Tag Archives: recipe

Miso soup of the day: taste of spring

I had a difficult time in March… but spring has come, bringing hope to everyone.

Sakura is great, but I love canola flowers that tell us coming of early spring. Yellow gives me strong power to live.

I found canola flowers in a supermarket, so made miso soup with lotus root.

Miso soup of the day: chrysanthemum and Chinese yum

My husband visited our relative and harvested lots of vegetables last November, one of which was chrysanthemum.

In traditional Japanese cooking, we don’t really use edible flowers a lot, except for chrysanthemum and nanohana (canola flowers).

Typically chrysanthemums are used for sunomono, Japanese vinegared food.

But we got quite a lot, so I used some for miso soup.

To prepare, I picked petals off from the flowers and boiled quickly in the hot water with vinegar.

In the miso soup, I added Chinese yum together with chrysanthemum. Both of them are good for health – they have been used as traditional natural medicine.

Nanakusa-gayu (rice porridge with 7 herbs) 2017 ver.

Happy New Year!

I would like to start this year’s blogging with the topic of nanakusa-gayu we eat on January 7. This is to pray for good health as well as to sooth our stomach by eating warm porridge after we eat a lot during the new year’s vacation.

As I introduced two years ago, the seven herbs are: water dropwort, shepherd’s purse, cudweed, chickweed, nipplewort, turnip and radish. They are called “haru-no-nanakusa (7 spring herbs)”.

This year, I got the assortment including red turnip and radish, which made the porridge look more colorful and fun.

Cook rice with five times the amount of water to rice. Boil and cut the herbs to add into the porridge. Serve with salt or soy sauce.

Miso soup of the day: Okinawan-style

If you go and order a miso-soup combo in local restrants in Okinawa (southern islands in Japan), you will be surprised to see how big that miso soup is! Okinawan-style miso soup is filling and nutritious, using lots of ingredients. There are not strict rules – the important thing is to put lots of veggies.

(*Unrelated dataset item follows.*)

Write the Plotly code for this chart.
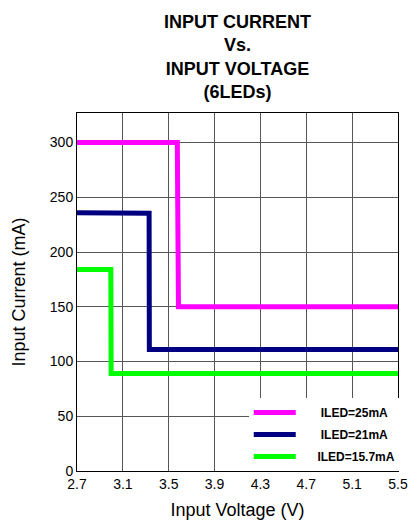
import plotly.graph_objects as go

# ---- data ----
series_names = ["ILED=25mA", "ILED=21mA", "ILED=15.7mA"]
series_colors = ["#FF00FF", "#000080", "#00FF00"]

v_25 = [2.7, 3.0, 3.3, 3.575, 3.585, 5.5]
i_25 = [300, 300, 300.5, 300, 150, 150]

v_21 = [2.7, 3.0, 3.329, 3.331, 5.5]
i_21 = [236, 236, 235.5, 111, 111]

v_157 = [2.7, 2.9, 2.995, 2.998, 5.5]
i_157 = [184, 184.5, 184, 89, 89]

x_ticks = [2.7, 3.1, 3.5, 3.9, 4.3, 4.7, 5.1, 5.5]
x_tick_text = ["2.7", "3.1", "3.5", "3.9", "4.3", "4.7", "5.1", "5.5"]
y_ticks = [0, 50, 100, 150, 200, 250, 300]

title_lines = ["INPUT CURRENT", "Vs.", "INPUT VOLTAGE", "(6LEDs)"]
x_title = "Input Voltage (V)"
y_title = "Input Current (mA)"

FONT = "Arial, Liberation Sans, Helvetica, sans-serif"
legend_pad = [6, 6, 5]  # centred-looking legend labels (leading spaces)

fig = go.Figure()
for k, (xs, ys) in enumerate([(v_25, i_25), (v_21, i_21), (v_157, i_157)]):
    fig.add_trace(go.Scatter(
        x=xs, y=ys, mode="lines",
        name="&nbsp;" * legend_pad[k] + "<b>" + series_names[k] + "</b>",
        legendgroup="g%d" % k,
        line=dict(color=series_colors[k], width=5),
    ))

fig.update_layout(
    width=420, height=528,
    margin=dict(l=77, r=13, t=113, b=55),
    paper_bgcolor="white", plot_bgcolor="white",
    font=dict(family=FONT, color="black"),
    title=dict(
        text="<br>".join(title_lines),
        x=0.5, xref="paper", xanchor="center",
        y=1 - 28 / 528, yref="container", yanchor="top",
        font=dict(size=18, family=FONT, weight="bold", color="black"),
    ),
    showlegend=True,
    legend=dict(
        x=0.535, xanchor="left", y=0.0, yanchor="bottom",
        bgcolor="white", borderwidth=0,
        font=dict(size=12, family=FONT, color="black"),
        tracegroupgap=3, itemwidth=42,
    ),
)

fig.update_xaxes(
    range=[2.7, 5.5], tickmode="array", tickvals=x_ticks, ticktext=x_tick_text,
    showgrid=True, gridcolor="#555", gridwidth=1,
    showline=True, linecolor="black", linewidth=1, mirror=True,
    ticks="", zeroline=False,
    tickfont=dict(size=14, family=FONT, color="black"),
    title=dict(text=x_title, font=dict(size=18, family=FONT, color="black"), standoff=12),
)
fig.update_yaxes(
    range=[0, 327], tickmode="array", tickvals=y_ticks,
    showgrid=True, gridcolor="#555", gridwidth=1,
    showline=True, linecolor="black", linewidth=1, mirror=True,
    ticks="", zeroline=False,
    tickfont=dict(size=14, family=FONT, color="black"),
    title=dict(text=y_title, font=dict(size=18, family=FONT, color="black"), standoff=19),
)

fig.write_html("out.html")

I used bean sprouts, cabbage, carrots, onions, tofu, eggs, garlic and luncheon meat.
You can replace:

  • cabbage w/ lettuce (if you use lettuce, add it just before adding miso paste)
  • luncheon meat w/ pork or other processed pork like bacon

Here’s how I made it.

  1. Drain tofu (momen-type) to make its texchure like shima-dofu (okinawan-tofu) and cut (If you use shima-dofu, skip this process).
  2. Cut veggies and luncheon meat, then stir-fry with sesami oil in a pot.
  3. Pour water or broth and cook until soft.
  4. Add tofu and a spoonful of grated garlic.
  5. Add miso paste as you like.
  6. Drop an egg/person and boil as you like (like poached egg)
  7. Serve in a bowl!

Miso soup of the day: Kanpyo (dried gourd shavings)

Do you know “kanpyo”? It’s dried gourd shavings – brown, soft, sweet things often found in Japanese sushi rolls.

Last month, I got uncooked kanpyo for the first time in my life! It was produced by my relative who live in Tochigi – this area is famous for kanpyo production.

Kanpyo is a healthy food, abandunt in fiber, calcium and potassium. Like me, however, most of the average Japanese are not really familiar to uncooked kanpyo. When I’m not sure how to cook, I always try to put it in miso soup – Miso never lets me down!

One thing you should keep in mind cooking dried kanpyo is to scrab with salt when washing. Then boil about 15 minutes, cut it to the proper length.

This time, I also add beaten eggs in it, which went quite well with kanpyo.

My Simple Shibui-juru (winter melon soup) Recipe

I didn’t know “shibui-jiru” before I got married with my husband from Okinoerabu, a southern island in Japan.”Shibui” means winter melon in the dialect of his island, and “jiru” means soup. Soup using winter melon is quite popular in Amami and Okinawa islands.

Since I met this soup, I came to make it every summer. Indeed, winter melon is effective to cool down the body heat.

Ingredients: 1/2 winter melon, 300g chiken thigh, 5 dried shiitake mushrooms, sake, mirin, soy sauce, salt

Method:

  1. Soak dried shiitake mushrooms until soft and slice them. Do not throw away the water used to soften the mushrooms, which will be added in the pot later.
  2. Peel and cut winter melon.
  3. Cut chicken thigh.
  4. Put all ingredients in the pot. Add water and boil until they become soft.
  5. Flavor with sake, mirin, soy sauce and salt.